Industrialists lamented that the regulation on firecracker sale in Delhi NCR was a dampener. Earlier this month, the Supreme Court lifted a November 2016 ban on selling crackers in the NCR, but subsequently put in place regulations to control the sale and use of firecrackers. The court directed the authorities to issue only half the number of temporary licences and those with permanent licences have been asked to cut back on sales.

“The court had banned the sale of fireworks in this region citing pollution. The ban has been lifted now, but we are told that only the existing stock at this region can be sold and we cannot send any fresh stocks,” Mr. Asaithambi said. For Kaliswari fireworks, the NCR is the biggest market. “Every manufacturer here has a pocket where they own a big market share. For us NCR is the market,” Mr. Selvaraj said. “Some 20% of the total sales during Deepavali happens in the NCR,” Mr. Mariappan added.

Judging by Dussehra

Traders in Chennai are also evaluating the market sentiments before placing their orders this festive season. Ramanathan, a trader in Chennai, said: “People are cautious about buying products post GST. Be it food or any other commodity – they are cutting down on their expenses. We need to see if or how demand picks up this Dussehra,” he said. If the Dussehra sale is good, then Deepavali demand will be good, he explained.

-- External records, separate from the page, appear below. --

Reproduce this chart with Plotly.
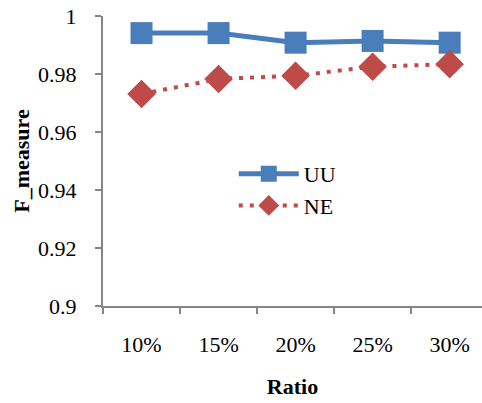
import plotly.graph_objects as go

categories = ["10%", "15%", "20%", "25%", "30%"]
uu_values = [0.9941, 0.9941, 0.9908, 0.9914, 0.9908]
ne_values = [0.9731, 0.9783, 0.9794, 0.9825, 0.9834]
y_ticks = [0.9, 0.92, 0.94, 0.96, 0.98, 1.0]
y_tick_labels = ["0.9", "0.92", "0.94", "0.96", "0.98", "1"]

FONT = "Liberation Serif"

fig = go.Figure()
fig.add_trace(go.Scatter(
    x=categories, y=uu_values, name="UU", mode="lines+markers",
    line=dict(color="#4A7EBB", width=5),
    marker=dict(symbol="square", size=22, color="#4A7EBB"),
))
fig.add_trace(go.Scatter(
    x=categories, y=ne_values, name="NE", mode="lines+markers",
    line=dict(color="#BE4B48", width=4, dash="4px,7px"),
    marker=dict(symbol="diamond", size=22, color="#BE4B48"),
))

fig.update_layout(
    width=482, height=403,
    margin=dict(l=103, r=0, t=16, b=97),
    paper_bgcolor="white", plot_bgcolor="white",
    font=dict(family=FONT, size=22, color="black"),
    showlegend=True,
    legend=dict(x=0.345, y=0.40, xanchor="left", yanchor="middle",
                bgcolor="rgba(0,0,0,0)", font=dict(size=22, family=FONT),
                tracegroupgap=0, itemwidth=60),
    xaxis=dict(
        type="category", range=[-0.5, 4.42],
        showline=True, linecolor="#868686", linewidth=2,
        ticks="outside", tickson="boundaries", ticklen=6, tickcolor="#868686", tickwidth=2,
        showgrid=False, zeroline=False,
        ticklabelstandoff=18,
        tickfont=dict(family=FONT, size=22),
        title=dict(text="<b>Ratio</b>", font=dict(size=22, family=FONT), standoff=22),
    ),
    yaxis=dict(
        range=[0.9, 1.0], tickvals=y_ticks, ticktext=y_tick_labels,
        showline=True, linecolor="#868686", linewidth=2,
        ticks="outside", ticklen=6, tickcolor="#868686", tickwidth=2,
        showgrid=False, zeroline=False,
        ticklabelstandoff=14,
        tickfont=dict(family=FONT, size=22),
        title=dict(text="<b>F_measure</b>", font=dict(size=22, family=FONT), standoff=2),
    ),
)

fig.write_html("out.html")
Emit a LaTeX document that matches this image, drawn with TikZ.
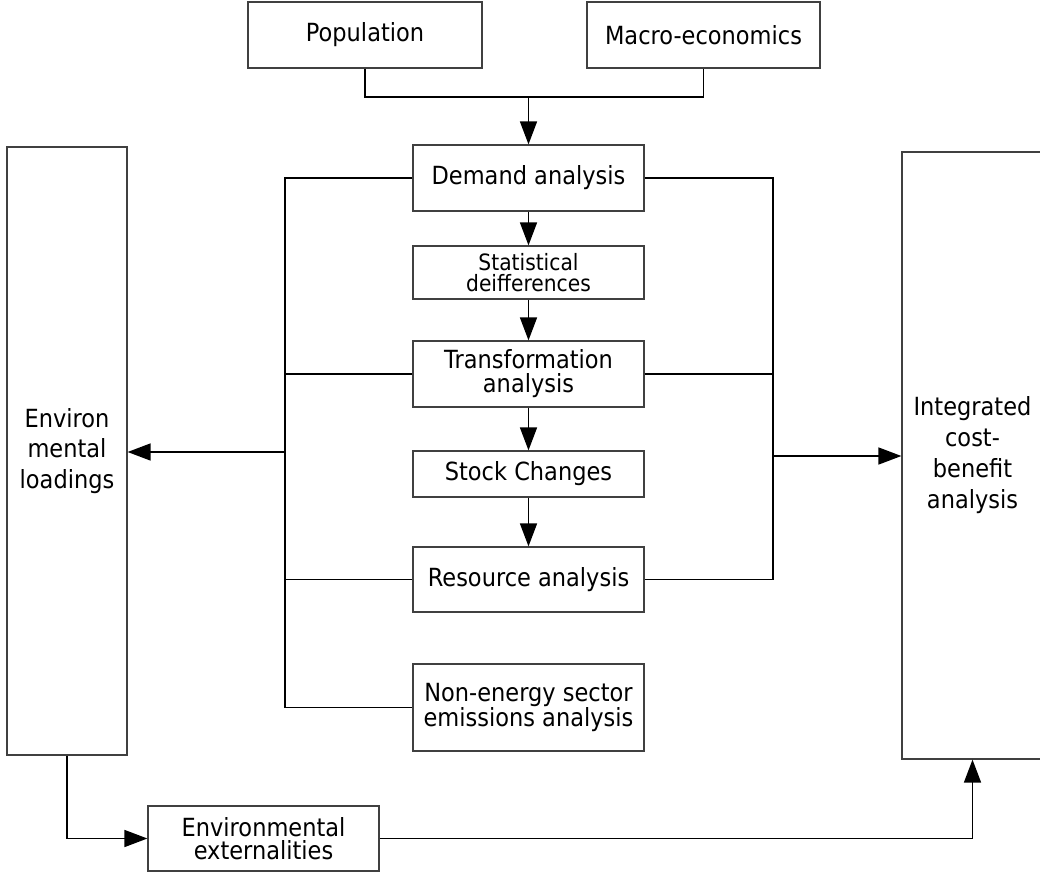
\documentclass[tikz,border=0pt]{standalone}
\usepackage{fontspec}
\setmainfont[FakeStretch=0.9]{DejaVu Sans}
\usetikzlibrary{arrows.meta}
\tikzset{
  box/.style={draw=black!75, line width=1.2bp, rectangle, inner sep=0pt, align=center,
    font=\fontsize{25bp}{30bp}\selectfont},
  conn/.style={draw=black, line width=1.5bp},
  arr/.style={conn, -{Triangle[length=23bp,width=17bp]}},
}
\begin{document}
\begin{tikzpicture}[x=1bp, y=-1bp]
\useasboundingbox (0,0) rectangle (1040,873);

% inputs
\node[box, minimum width=234bp, minimum height=66bp] (pop) at (365,35) {Population};
\node[box, minimum width=233bp, minimum height=66bp] (mac) at (703.5,35) {Macro-economics};

% central chain
\node[box, minimum width=231bp, minimum height=66bp] (dem) at (528.5,178) {Demand analysis};
\node[box, minimum width=231bp, minimum height=53bp,
      font=\fontsize{22.5bp}{20.7bp}\selectfont] (stat) at (528.5,272.5) {Statistical\\deifferences};
\node[box, minimum width=231bp, minimum height=66bp,
      font=\fontsize{25bp}{24bp}\selectfont] (trans) at (528.5,374) {Transformation\\analysis};
\node[box, minimum width=231bp, minimum height=46bp] (stock) at (528.5,474) {Stock Changes};
\node[box, minimum width=231bp, minimum height=65bp] (res) at (528.5,579.5) {Resource analysis};
\node[box, minimum width=231bp, minimum height=87bp,
      font=\fontsize{25bp}{21.7bp}\selectfont] (non) at (528.5,707.5) {Non-energy sector\\emissions analysis};

% side columns
\node[box, minimum width=120bp, minimum height=608bp,
      font=\fontsize{25bp}{30.5bp}\selectfont] (env) at (67,451) {Environ\\mental\\loadings};
\node[box, minimum width=141bp, minimum height=607bp,
      font=\fontsize{25bp}{31bp}\selectfont] (icb) at (972.5,455.5) {Integrated\\cost-\\benefit\\analysis};

% bottom
\node[box, minimum width=231bp, minimum height=65bp,
      font=\fontsize{25bp}{23bp}\selectfont] (ext) at (263.5,838.5) {Environmental\\externalities};

% bus coordinates
\coordinate (pj) at (365,97);
\coordinate (mj) at (703.5,97);
\coordinate (tj) at (528.5,97);
\coordinate (lt) at (285,178);
\coordinate (lb) at (285,707.5);
\coordinate (la) at (285,452);
\coordinate (rt) at (773,178);
\coordinate (rb) at (773,579.5);
\coordinate (ra) at (773,456);
\coordinate (bl) at (67,838.5);
\coordinate (br) at (972.5,838.5);

% top merge
\draw[conn] (pop.south) -- (pj) -- (mj) -- (mac.south);
\draw[arr] (tj) -- (dem.north);

% chain arrows
\draw[arr] (dem.south) -- (stat.north);
\draw[arr] (stat.south) -- (trans.north);
\draw[arr] (trans.south) -- (stock.north);
\draw[arr] (stock.south) -- (res.north);

% left bus
\draw[conn] (dem.west) -- (lt) -- (lb) -- (non.west);
\draw[conn] (trans.west) -- (trans.west -| lt);
\draw[conn] (res.west) -- (res.west -| lt);
\draw[arr] (la) -- (env.east |- la);

% right bus
\draw[conn] (dem.east) -- (rt) -- (rb) -- (res.east);
\draw[conn] (trans.east) -- (trans.east -| rt);
\draw[arr] (ra) -- (icb.west |- ra);

% bottom loop
\draw[arr] (env.south) -- (bl) -- (ext.west);
\draw[arr] (ext.east) -- (br) -- (icb.south);
\end{tikzpicture}
\end{document}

For their part, manufacturers have indicated that there will not be a price hike this year. “Any further hike would burn the consumers’ pockets and they will absolutely stay away from buying crackers. We want people to buy and celebrate with fireworks,” Mr. Asaithambi said.

Some of the industrialists in Sivakasi are still continuing with manufacturing to meet eleventh hour demands.

Explosives Rules 2008, Rule 15

“Marking on fireworks: In case of fireworks, explosive composition, quantity of such composition, whether sound emitting crackers or colour or light emitting crackers, sound level, a caution or warning indicating the name of the item, manufacturer’s name, method of firing, precautions to be taken both in words and pictorial view shall be printed on each piece of fireworks and cardboard box and where adequate space is not available on the fireworks, such caution or warning shall be printed on a separate label and inserted in the smallest packet or carton.”